TASK DIRECTIONS
Output the data that follows exactly, line for line.

SOURCE DATA
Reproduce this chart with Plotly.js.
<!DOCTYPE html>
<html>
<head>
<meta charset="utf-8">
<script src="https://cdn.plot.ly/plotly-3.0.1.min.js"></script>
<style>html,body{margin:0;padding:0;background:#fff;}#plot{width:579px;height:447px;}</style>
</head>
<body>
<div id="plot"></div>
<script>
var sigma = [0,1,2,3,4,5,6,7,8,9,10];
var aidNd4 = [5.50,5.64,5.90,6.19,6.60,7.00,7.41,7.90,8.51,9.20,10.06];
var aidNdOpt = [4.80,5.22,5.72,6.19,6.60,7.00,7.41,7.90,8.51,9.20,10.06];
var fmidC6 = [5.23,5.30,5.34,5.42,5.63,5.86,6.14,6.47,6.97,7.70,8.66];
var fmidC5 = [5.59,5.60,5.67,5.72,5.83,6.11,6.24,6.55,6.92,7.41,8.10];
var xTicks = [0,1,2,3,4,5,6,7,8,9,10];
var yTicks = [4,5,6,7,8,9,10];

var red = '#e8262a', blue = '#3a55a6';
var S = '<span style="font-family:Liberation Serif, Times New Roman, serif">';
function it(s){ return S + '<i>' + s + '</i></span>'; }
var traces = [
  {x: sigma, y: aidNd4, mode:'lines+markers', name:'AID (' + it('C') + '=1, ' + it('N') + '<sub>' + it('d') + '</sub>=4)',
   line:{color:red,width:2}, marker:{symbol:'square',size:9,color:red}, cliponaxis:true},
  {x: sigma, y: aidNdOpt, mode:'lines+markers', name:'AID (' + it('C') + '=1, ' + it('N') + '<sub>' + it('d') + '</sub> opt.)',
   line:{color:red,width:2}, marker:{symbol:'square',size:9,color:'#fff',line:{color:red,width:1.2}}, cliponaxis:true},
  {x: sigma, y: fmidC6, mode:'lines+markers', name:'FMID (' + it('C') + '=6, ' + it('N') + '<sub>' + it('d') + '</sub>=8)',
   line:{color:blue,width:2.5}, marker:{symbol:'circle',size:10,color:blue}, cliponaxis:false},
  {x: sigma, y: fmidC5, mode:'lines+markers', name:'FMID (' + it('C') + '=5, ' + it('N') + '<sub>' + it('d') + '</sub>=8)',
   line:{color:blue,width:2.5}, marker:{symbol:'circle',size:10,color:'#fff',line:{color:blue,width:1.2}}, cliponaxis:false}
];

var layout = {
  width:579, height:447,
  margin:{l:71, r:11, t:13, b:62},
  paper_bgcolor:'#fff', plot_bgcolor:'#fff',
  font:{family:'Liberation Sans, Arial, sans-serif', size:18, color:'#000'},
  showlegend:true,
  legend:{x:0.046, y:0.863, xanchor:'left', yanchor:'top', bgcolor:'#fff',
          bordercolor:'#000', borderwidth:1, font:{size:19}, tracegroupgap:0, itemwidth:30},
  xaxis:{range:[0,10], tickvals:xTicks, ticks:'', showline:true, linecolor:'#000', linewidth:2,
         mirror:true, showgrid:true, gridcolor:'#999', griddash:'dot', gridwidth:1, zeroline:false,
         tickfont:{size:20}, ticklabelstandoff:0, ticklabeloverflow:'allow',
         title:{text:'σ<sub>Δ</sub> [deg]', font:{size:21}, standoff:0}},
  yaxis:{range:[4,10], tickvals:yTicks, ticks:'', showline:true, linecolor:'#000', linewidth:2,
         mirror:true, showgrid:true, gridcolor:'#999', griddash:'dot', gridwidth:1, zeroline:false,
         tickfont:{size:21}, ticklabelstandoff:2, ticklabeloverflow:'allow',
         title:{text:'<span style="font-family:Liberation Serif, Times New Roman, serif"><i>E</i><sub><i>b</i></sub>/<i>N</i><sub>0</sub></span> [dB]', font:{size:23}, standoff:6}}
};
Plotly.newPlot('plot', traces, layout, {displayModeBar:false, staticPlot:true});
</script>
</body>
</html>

THE REPLY
Reproduce this chart with Plotly.js.
<!DOCTYPE html>
<html>
<head>
<meta charset="utf-8">
<script src="https://cdn.plot.ly/plotly-3.0.1.min.js"></script>
<style>html,body{margin:0;padding:0;background:#fff;}#plot{width:579px;height:447px;}</style>
</head>
<body>
<div id="plot"></div>
<script>
var sigma = [0,1,2,3,4,5,6,7,8,9,10];
var aidNd4 = [5.50,5.64,5.90,6.19,6.60,7.00,7.41,7.90,8.51,9.20,10.06];
var aidNdOpt = [4.80,5.22,5.72,6.19,6.60,7.00,7.41,7.90,8.51,9.20,10.06];
var fmidC6 = [5.23,5.30,5.34,5.42,5.63,5.86,6.14,6.47,6.97,7.70,8.66];
var fmidC5 = [5.59,5.60,5.67,5.72,5.83,6.11,6.24,6.55,6.92,7.41,8.10];
var xTicks = [0,1,2,3,4,5,6,7,8,9,10];
var yTicks = [4,5,6,7,8,9,10];

var red = '#e8262a', blue = '#3a55a6';
var S = '<span style="font-family:Liberation Serif, Times New Roman, serif">';
function it(s){ return S + '<i>' + s + '</i></span>'; }
var traces = [
  {x: sigma, y: aidNd4, mode:'lines+markers', name:'AID (' + it('C') + '=1, ' + it('N') + '<sub>' + it('d') + '</sub>=4)',
   line:{color:red,width:2}, marker:{symbol:'square',size:9,color:red}, cliponaxis:true},
  {x: sigma, y: aidNdOpt, mode:'lines+markers', name:'AID (' + it('C') + '=1, ' + it('N') + '<sub>' + it('d') + '</sub> opt.)',
   line:{color:red,width:2}, marker:{symbol:'square',size:9,color:'#fff',line:{color:red,width:1.2}}, cliponaxis:true},
  {x: sigma, y: fmidC6, mode:'lines+markers', name:'FMID (' + it('C') + '=6, ' + it('N') + '<sub>' + it('d') + '</sub>=8)',
   line:{color:blue,width:2.5}, marker:{symbol:'circle',size:10,color:blue}, cliponaxis:false},
  {x: sigma, y: fmidC5, mode:'lines+markers', name:'FMID (' + it('C') + '=5, ' + it('N') + '<sub>' + it('d') + '</sub>=8)',
   line:{color:blue,width:2.5}, marker:{symbol:'circle',size:10,color:'#fff',line:{color:blue,width:1.2}}, cliponaxis:false}
];

var layout = {
  width:579, height:447,
  margin:{l:71, r:11, t:13, b:62},
  paper_bgcolor:'#fff', plot_bgcolor:'#fff',
  font:{family:'Liberation Sans, Arial, sans-serif', size:18, color:'#000'},
  showlegend:true,
  legend:{x:0.046, y:0.863, xanchor:'left', yanchor:'top', bgcolor:'#fff',
          bordercolor:'#000', borderwidth:1, font:{size:19}, tracegroupgap:0, itemwidth:30},
  xaxis:{range:[0,10], tickvals:xTicks, ticks:'', showline:true, linecolor:'#000', linewidth:2,
         mirror:true, showgrid:true, gridcolor:'#999', griddash:'dot', gridwidth:1, zeroline:false,
         tickfont:{size:20}, ticklabelstandoff:0, ticklabeloverflow:'allow',
         title:{text:'σ<sub>Δ</sub> [deg]', font:{size:21}, standoff:0}},
  yaxis:{range:[4,10], tickvals:yTicks, ticks:'', showline:true, linecolor:'#000', linewidth:2,
         mirror:true, showgrid:true, gridcolor:'#999', griddash:'dot', gridwidth:1, zeroline:false,
         tickfont:{size:21}, ticklabelstandoff:2, ticklabeloverflow:'allow',
         title:{text:'<span style="font-family:Liberation Serif, Times New Roman, serif"><i>E</i><sub><i>b</i></sub>/<i>N</i><sub>0</sub></span> [dB]', font:{size:23}, standoff:6}}
};
Plotly.newPlot('plot', traces, layout, {displayModeBar:false, staticPlot:true});
</script>
</body>
</html>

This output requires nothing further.